The Scottish Mail on Sunday

Carillion chiefs face ‘judgment day’ as report looms

- By Harriet Dennys

FORMER directors at bust Government contractor Carillion face a ‘judgment day’ over the implosion of the firm two years ago this week.

The National Audit Office is set to publish the result of its investigat­ion into Whitehall’s handling of around 420 public sector contracts with Carillion, including multi-million pound tenders to build and manage hospitals, roads, prisons and schools. The spending watchdog’s report, due imminently, is expected to shed light on the Government’s handling of the collapse on January 15, 2018, and how the firm’s public sector contracts were awarded.
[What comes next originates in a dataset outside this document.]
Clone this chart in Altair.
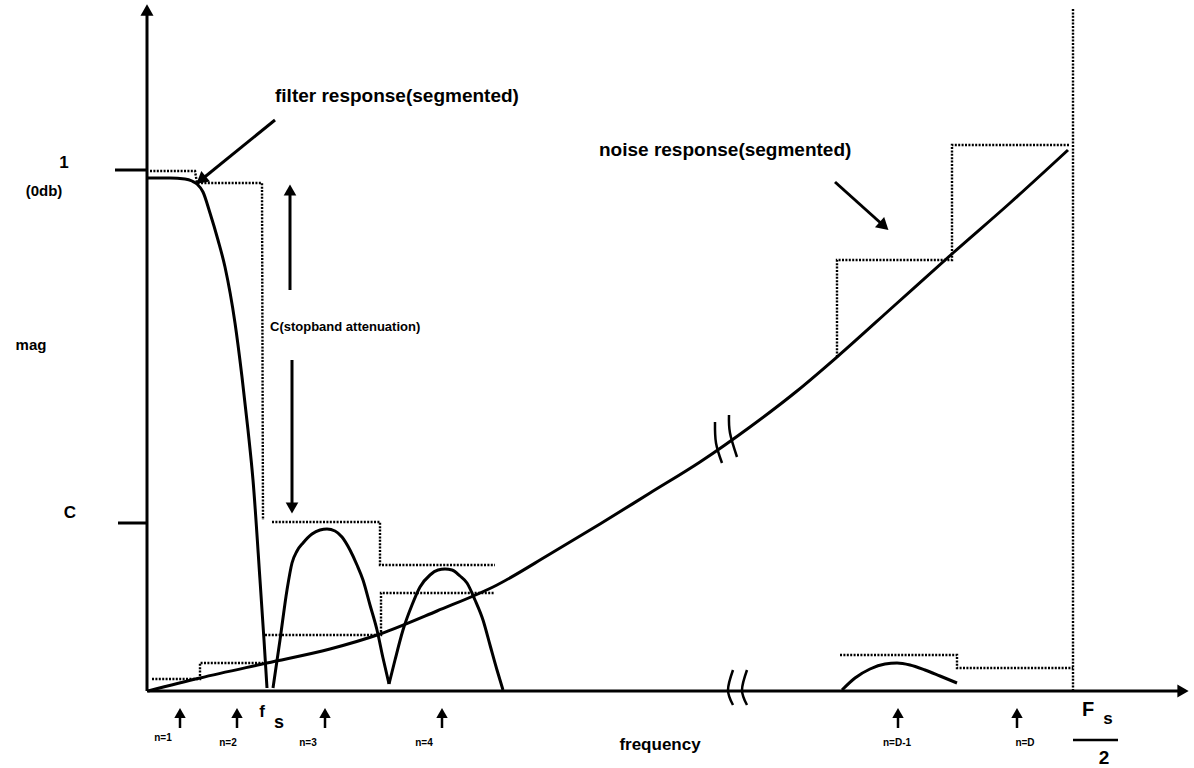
import altair as alt
import pandas as pd

# Frequency is in plot units: origin at 0, Fs/2 at 926.
# Magnitude is in plot units: 1 (0 dB) at 521, stopband level C at 168.
FS_HALF = 926
MAG_ONE = 521
MAG_C = 168

# ---- solid responses -------------------------------------------------------
filter_f = [0, 23, 38, 45, 50, 56, 63, 71, 78, 88, 95, 101, 106, 113, 117, 120]
filter_m = [513, 513, 512, 510, 507, 499, 478, 451, 424, 368, 314, 261, 211, 111, 51, 3]

lobe1_f = [126, 133, 140, 145, 150, 156, 165, 173, 180, 188, 195, 203, 210, 216, 223, 230, 236, 242]
lobe1_m = [3, 51, 101, 128, 140, 148, 157, 161, 162, 160, 154, 141, 126, 111, 86, 61, 33, 7]

lobe2_f = [242, 248, 256, 265, 273, 283, 291, 298, 305, 313, 320, 328, 336, 343, 350, 356]
lobe2_m = [7, 31, 61, 86, 104, 116, 121, 122, 121, 115, 108, 91, 71, 46, 21, 1]

lobeD_f = [695, 708, 723, 738, 750, 763, 778, 793, 810]
lobeD_m = [1, 13, 22, 27, 28, 26, 21, 15, 8]

noise_f = [1, 53, 120, 183, 233, 290, 350, 403, 453, 503, 553, 603, 650, 690, 748, 806, 863, 921]
noise_m = [0, 13, 28, 42, 57, 80, 106, 137, 167, 198, 229, 264, 300, 334, 386, 438, 488, 541]

# ---- segmented (dotted) approximations ------------------------------------
filt_seg_a_f = [3, 48, 50, 115, 116]
filt_seg_a_m = [520, 520, 508, 508, 171]
filt_seg_b_f = [125, 233, 233, 348]
filt_seg_b_m = [169, 169, 126, 126]

noise_seg_a_f = [5, 53, 53, 116]
noise_seg_a_m = [12, 12, 28, 28]
noise_seg_b_f = [118, 234, 234, 348]
noise_seg_b_m = [56, 56, 98, 98]
noise_seg_c_f = [690, 690, 805, 805, 923]
noise_seg_c_m = [334, 431, 431, 546, 546]
alias_seg_f = [693, 810, 810, 926]
alias_seg_m = [36, 36, 23, 23]
nyquist_f = [FS_HALF, FS_HALF]
nyquist_m = [0, 683]

# ---- axis break marks -------------------------------------------------------
break_marks = {
    "nb1": ([568, 569, 575], [269, 248, 228]),
    "nb2": ([582, 583, 590], [276, 258, 234]),
    "xb1": ([586, 581, 586], [21, 1, -14]),
    "xb2": ([600, 595, 600], [21, 1, -14]),
}

# ---- band index markers along the frequency axis ---------------------------
band_pos = [33, 90, 178, 295, 751, 870]
band_labels = ["n=1", "n=2", "n=3", "n=4", "n=D-1", "n=D"]
band_label_f = [16, 81, 161, 277, 750, 878]
band_label_m = [-47, -52, -52, -52, -52, -52]


def path(name, fs, ms):
    return pd.DataFrame({"f": fs, "m": ms, "part": name, "i": range(len(fs))})


X = alt.X("f:Q", scale=alt.Scale(domain=[-147, 1047], nice=False, zero=False), axis=None)
Y = alt.Y("m:Q", scale=alt.Scale(domain=[-77, 691], nice=False, zero=False), axis=None)

curves = pd.concat([
    path("filter", filter_f, filter_m),
    path("lobe1", lobe1_f, lobe1_m),
    path("lobe2", lobe2_f, lobe2_m),
    path("lobeD", lobeD_f, lobeD_m),
    path("noise", noise_f, noise_m),
])

frame = pd.concat([
    path("yaxis", [0, 0], [0, 681]),
    path("xaxis", [0, 1036], [0, 0]),
    path("tick1", [-32, 0], [MAG_ONE, MAG_ONE]),
    path("tickC", [-29, 0], [MAG_C, MAG_C]),
    path("filt_arrow", [128, 54], [571, 511]),
    path("noise_arrow", [688, 737], [509, 465]),
    path("c_up", [143, 143], [401, 500]),
    path("c_down", [145, 145], [331, 184]),
])

thin = pd.concat(
    [path(f"band{k}", [p, p], [-37, -21]) for k, p in enumerate(band_pos)]
    + [path("frac", [926, 971], [-49, -49])]
)

dotted = pd.concat([
    path("fa", filt_seg_a_f, filt_seg_a_m),
    path("fb", filt_seg_b_f, filt_seg_b_m),
    path("na", noise_seg_a_f, noise_seg_a_m),
    path("nb", noise_seg_b_f, noise_seg_b_m),
    path("nc", noise_seg_c_f, noise_seg_c_m),
    path("al", alias_seg_f, alias_seg_m),
    path("ny", nyquist_f, nyquist_m),
])

breaks = pd.concat([path(k, v[0], v[1]) for k, v in break_marks.items()])

heads = pd.DataFrame({
    "f": [0, 1036, 54, 737, 143, 145] + band_pos,
    "m": [681, 0, 511, 465, 501, 183] + [-22] * len(band_pos),
    "a": [0, 90, 231, 132, 0, 180] + [0] * len(band_pos),
    "s": [170, 170, 190, 190, 160, 160] + [130] * len(band_pos),
})

center_text = pd.DataFrame({
    "f": [-83, -103, -116, -77, 513, 115, 132, 941, 961, 957] + band_label_f,
    "m": [528, 500, 346, 178, -54, -21, -32, -19, -28, -67] + band_label_m,
    "t": ["1", "(0db)", "mag", "C", "frequency", "f", "s", "F", "s", "2"] + band_labels,
    "s": [17, 15, 15, 17, 17, 17, 18, 20, 17, 19] + [10] * len(band_labels),
})

left_text = pd.DataFrame({
    "f": [128, 452, 123],
    "m": [595, 541, 364],
    "t": ["filter response(segmented)", "noise response(segmented)", "C(stopband attenuation)"],
    "s": [19, 19, 13],
})

enc = dict(x=X, y=Y)

layers = [
    alt.Chart(dotted).mark_line(color="black", strokeWidth=2.4, strokeDash=[2, 1.4])
    .encode(**enc, detail="part:N", order="i:Q"),
    alt.Chart(curves).mark_line(color="black", strokeWidth=3, interpolate="monotone")
    .encode(**enc, detail="part:N", order="i:Q"),
    alt.Chart(frame).mark_line(color="black", strokeWidth=3)
    .encode(**enc, detail="part:N", order="i:Q"),
    alt.Chart(thin).mark_line(color="black", strokeWidth=2.5)
    .encode(**enc, detail="part:N", order="i:Q"),
    alt.Chart(breaks).mark_line(color="black", strokeWidth=2.5, interpolate="cardinal")
    .encode(**enc, detail="part:N", order="i:Q"),
    alt.Chart(heads).mark_point(shape="triangle-up", filled=True, color="black", opacity=1)
    .encode(**enc, angle=alt.Angle("a:Q", scale=None), size=alt.Size("s:Q", scale=None)),
    alt.Chart(center_text).mark_text(font="Liberation Sans", fontWeight="bold",
                                     align="center", baseline="middle", color="black")
    .encode(**enc, text="t:N", size=alt.Size("s:Q", scale=None)),
    alt.Chart(left_text).mark_text(font="Liberation Sans", fontWeight="bold",
                                   align="left", baseline="middle", color="black")
    .encode(**enc, text="t:N", size=alt.Size("s:Q", scale=None)),
]

chart = (
    alt.layer(*layers)
    .properties(width=1194, height=768, padding=0,
                autosize=alt.AutoSizeParams(type="none"), background="white")
    .configure_view(stroke=None)
)

chart.save("out.html", embed_options={"renderer": "svg", "actions": False})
Red flags were raised over Carillion’s finances in July 2017, when it issued the first of three profit warnings. But it announced £1.9 billion of new Government work after that warning, including two joint-venture deals for the

HS2 high-speed rail link worth £1.3 billion. One focus of the investigat­ion has been Carillion’s heavily loss-making PFI contracts to build two new hospitals in Liverpool and the West Midlands, which stalled when the firm failed with £7 billion of liabilitie­s.

Frank Field, the former MP who co-chaired the 2018 investigat­ion into Carillion by two select committees of MPs, said it is a ‘tragedy’ the hospitals remain unfinished and that the NAO report marks the beginning of ‘judgment day for Carillion bosses’.

He added: ‘This will be the start of the process of bringing justice against the Carillion bosses who presided over such a catastroph­e, when they were the only people who appear to have benefited by lining their own pockets.’ The former bosses – including chief executive Richard Howson and finance chiefs Richard Adam and Zafar Khan – could face a ban from acting as company directors under a separate investigat­ion by the Insolvency Service.

Gail Cartmail, assistant general secretary of the Unite union, said: ‘Given the extraordin­ary damage caused by the collapse of Carillion, it is jaw-dropping there have been no criminal prosecutio­ns.’